Just days after being rescued from the brink of bankruptcy, Charney was once again confidently boasting he would not only turn around the chain but re-make it into one of the great American companies, telling the New York Post:

"People didn’t believe in Amazon for many years, but it ended up changing the way Americans shop,” Charney told The Post in an interview yesterday, likening his company to the e-commerce giant that was savaged by media and investors a decade earlier as it battled debts and accounting questions.

"People didn’t believe in Apple — they thought it was a fringe computer company,” Charney added. “But it ended up changing the way people listen to music, and changing what daily life feels like worldwide.”

Nobody has ever accused Charney of being shy. When interviewed for a profile for Fast Company back in 2008, the reporter started off the article with “Dov Charney was naked from the waist down,” noting that the CEO was shamelessly trying on just-manufactured underwear in front of the reporter and two designers.

Charney is currently facing multiple sexual harassment lawsuits accusing him of keeping a worker as a teenage sex slave and posting nude pictures of models online. Though nothing new for the often-criticized executive, the negative headlines and increasing legal costs aren’t helping a company aspiring to be the next great American brand.
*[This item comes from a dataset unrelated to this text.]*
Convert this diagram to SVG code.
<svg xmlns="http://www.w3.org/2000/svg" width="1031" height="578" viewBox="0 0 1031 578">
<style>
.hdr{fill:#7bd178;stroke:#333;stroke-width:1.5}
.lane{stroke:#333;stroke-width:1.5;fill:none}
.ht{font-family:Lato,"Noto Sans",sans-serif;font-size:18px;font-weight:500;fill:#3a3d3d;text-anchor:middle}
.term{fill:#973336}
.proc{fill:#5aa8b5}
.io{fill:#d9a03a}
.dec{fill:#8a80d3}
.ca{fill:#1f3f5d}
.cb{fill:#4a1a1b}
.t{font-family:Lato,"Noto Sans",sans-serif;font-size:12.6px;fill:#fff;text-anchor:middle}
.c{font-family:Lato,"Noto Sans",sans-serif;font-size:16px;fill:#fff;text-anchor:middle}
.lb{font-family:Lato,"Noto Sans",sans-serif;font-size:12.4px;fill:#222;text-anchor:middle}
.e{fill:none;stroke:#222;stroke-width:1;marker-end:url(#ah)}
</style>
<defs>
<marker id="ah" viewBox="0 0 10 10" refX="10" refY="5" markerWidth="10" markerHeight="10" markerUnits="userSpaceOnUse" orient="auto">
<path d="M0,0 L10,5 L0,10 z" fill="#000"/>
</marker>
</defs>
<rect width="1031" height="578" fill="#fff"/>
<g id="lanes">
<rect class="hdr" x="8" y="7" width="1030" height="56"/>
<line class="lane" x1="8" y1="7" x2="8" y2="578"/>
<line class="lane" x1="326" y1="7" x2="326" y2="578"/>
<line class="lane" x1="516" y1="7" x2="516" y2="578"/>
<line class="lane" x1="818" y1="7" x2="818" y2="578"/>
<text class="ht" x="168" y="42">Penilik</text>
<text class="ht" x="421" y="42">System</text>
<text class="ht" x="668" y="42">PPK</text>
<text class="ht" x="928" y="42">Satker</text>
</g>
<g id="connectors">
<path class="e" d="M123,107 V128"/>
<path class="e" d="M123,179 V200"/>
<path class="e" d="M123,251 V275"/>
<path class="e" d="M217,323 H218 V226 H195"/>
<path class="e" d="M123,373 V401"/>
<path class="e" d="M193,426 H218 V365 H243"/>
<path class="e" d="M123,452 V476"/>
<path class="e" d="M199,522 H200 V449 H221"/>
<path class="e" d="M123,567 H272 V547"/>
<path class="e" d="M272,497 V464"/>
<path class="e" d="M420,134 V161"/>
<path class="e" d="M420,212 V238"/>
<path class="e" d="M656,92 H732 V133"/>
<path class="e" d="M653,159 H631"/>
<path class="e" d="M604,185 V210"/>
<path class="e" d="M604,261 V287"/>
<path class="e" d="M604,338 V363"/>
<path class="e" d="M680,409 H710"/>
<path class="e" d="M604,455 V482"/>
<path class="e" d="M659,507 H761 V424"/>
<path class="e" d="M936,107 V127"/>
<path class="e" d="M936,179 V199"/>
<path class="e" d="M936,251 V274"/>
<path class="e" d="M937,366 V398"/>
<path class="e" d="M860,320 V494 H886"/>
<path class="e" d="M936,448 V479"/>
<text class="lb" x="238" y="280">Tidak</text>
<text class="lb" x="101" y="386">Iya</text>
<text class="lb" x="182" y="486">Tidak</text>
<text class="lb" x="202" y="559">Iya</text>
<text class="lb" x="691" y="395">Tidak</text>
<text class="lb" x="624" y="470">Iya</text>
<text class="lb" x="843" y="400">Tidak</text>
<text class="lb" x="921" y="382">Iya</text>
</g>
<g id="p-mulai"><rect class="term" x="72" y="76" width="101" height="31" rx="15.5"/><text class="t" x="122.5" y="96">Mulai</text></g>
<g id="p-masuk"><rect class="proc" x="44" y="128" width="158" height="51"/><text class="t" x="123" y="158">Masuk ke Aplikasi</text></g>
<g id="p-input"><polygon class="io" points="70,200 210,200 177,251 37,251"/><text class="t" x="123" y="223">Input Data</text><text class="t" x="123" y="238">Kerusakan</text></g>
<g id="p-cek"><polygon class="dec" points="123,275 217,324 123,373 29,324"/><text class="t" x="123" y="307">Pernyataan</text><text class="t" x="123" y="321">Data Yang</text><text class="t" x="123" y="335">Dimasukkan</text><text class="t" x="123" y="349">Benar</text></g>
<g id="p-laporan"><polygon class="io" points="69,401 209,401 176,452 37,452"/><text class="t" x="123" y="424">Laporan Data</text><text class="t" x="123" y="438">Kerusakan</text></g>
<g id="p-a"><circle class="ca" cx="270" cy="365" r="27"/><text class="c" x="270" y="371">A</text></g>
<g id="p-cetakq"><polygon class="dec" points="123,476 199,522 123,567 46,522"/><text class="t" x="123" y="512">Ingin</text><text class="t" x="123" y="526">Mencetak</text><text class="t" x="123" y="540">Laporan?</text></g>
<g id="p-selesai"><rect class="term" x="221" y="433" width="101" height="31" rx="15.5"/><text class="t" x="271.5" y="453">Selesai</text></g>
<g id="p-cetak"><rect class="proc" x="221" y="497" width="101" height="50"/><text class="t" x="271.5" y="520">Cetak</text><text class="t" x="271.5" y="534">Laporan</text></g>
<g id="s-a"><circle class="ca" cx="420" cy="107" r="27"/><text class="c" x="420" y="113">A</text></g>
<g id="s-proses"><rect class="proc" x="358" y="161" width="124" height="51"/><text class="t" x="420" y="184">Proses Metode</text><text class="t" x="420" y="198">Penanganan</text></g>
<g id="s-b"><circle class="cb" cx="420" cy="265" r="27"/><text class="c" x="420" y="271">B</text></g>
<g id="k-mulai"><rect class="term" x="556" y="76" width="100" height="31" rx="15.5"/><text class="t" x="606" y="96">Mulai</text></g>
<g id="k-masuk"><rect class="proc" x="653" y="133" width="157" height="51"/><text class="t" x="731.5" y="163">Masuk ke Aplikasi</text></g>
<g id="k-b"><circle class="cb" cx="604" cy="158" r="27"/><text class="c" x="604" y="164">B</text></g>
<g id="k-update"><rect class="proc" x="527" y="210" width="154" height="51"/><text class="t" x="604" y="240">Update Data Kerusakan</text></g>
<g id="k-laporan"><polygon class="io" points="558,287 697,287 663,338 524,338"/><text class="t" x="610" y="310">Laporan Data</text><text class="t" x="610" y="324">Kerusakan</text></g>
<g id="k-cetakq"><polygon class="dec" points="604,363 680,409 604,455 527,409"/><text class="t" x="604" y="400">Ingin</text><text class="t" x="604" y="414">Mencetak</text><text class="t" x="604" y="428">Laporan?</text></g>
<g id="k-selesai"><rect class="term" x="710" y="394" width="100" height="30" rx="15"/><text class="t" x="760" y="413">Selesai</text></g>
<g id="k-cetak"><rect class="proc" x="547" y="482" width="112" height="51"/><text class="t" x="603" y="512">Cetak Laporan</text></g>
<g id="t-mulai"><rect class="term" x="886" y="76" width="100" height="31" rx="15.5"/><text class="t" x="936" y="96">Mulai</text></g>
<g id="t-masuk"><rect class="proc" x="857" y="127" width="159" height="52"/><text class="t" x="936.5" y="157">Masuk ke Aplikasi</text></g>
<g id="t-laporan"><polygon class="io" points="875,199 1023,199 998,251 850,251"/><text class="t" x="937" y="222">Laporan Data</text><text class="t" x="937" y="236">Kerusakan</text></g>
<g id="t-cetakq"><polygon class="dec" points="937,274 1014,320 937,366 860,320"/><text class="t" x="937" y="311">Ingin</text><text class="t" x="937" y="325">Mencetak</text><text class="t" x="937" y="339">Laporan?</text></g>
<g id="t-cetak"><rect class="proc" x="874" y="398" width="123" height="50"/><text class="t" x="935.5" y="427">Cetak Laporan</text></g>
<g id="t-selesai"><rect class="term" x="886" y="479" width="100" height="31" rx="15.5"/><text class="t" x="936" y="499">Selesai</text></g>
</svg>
While Charney would like everyone to believe its staffing problems at the manufacturing facility, the headline-grabbing legal issues and recession-conscious consumers are largely to blame for American Apparel’s woes, the truth is, the company has strayed far from its core strengths and the brand simply lost its “cool.”

The other day, I visited a couple of American Apparel stores in Manhattan, hoping to stock up on some basic cotton t-shirts and hoodies. I was shocked to learn they were peddling v-neck t-shirts for $24, zip front hoodies for $45 and long sleeve denim shirts for $64, all nearly triple the price they were selling the same items for 2-3 years ago. The chain known for offering inexpensive seems to by trying for fashionably upscale - now it looks more like they are trying to be a hipster Club Monaco, but the quality is not even close to what one would get for the price point.

On a tip from a friend, I decided instead to head over to the 36,000 square foot Uniqlo store in Soho. I picked up several well-made, soft cotton v-neck t-shirts for $4.99 a piece and a zip front hoodie for $19.99. The quality and value of just about everything in the store is better than in American Apparel, and I expect the Japan-based chain will be making its presence felt in other major U.S. cities over the next few years.

As for American Apparel, you won’t find me browsing their racks anytime soon, and unless there is a major strategy shift back to basics in the near future, I fear the chain that turned “Made in America” into a cool slogan again will be just another sad story of what could have been.

Disclosure: I have no positions in any stocks mentioned, and no plans to initiate any positions within the next 72 hours.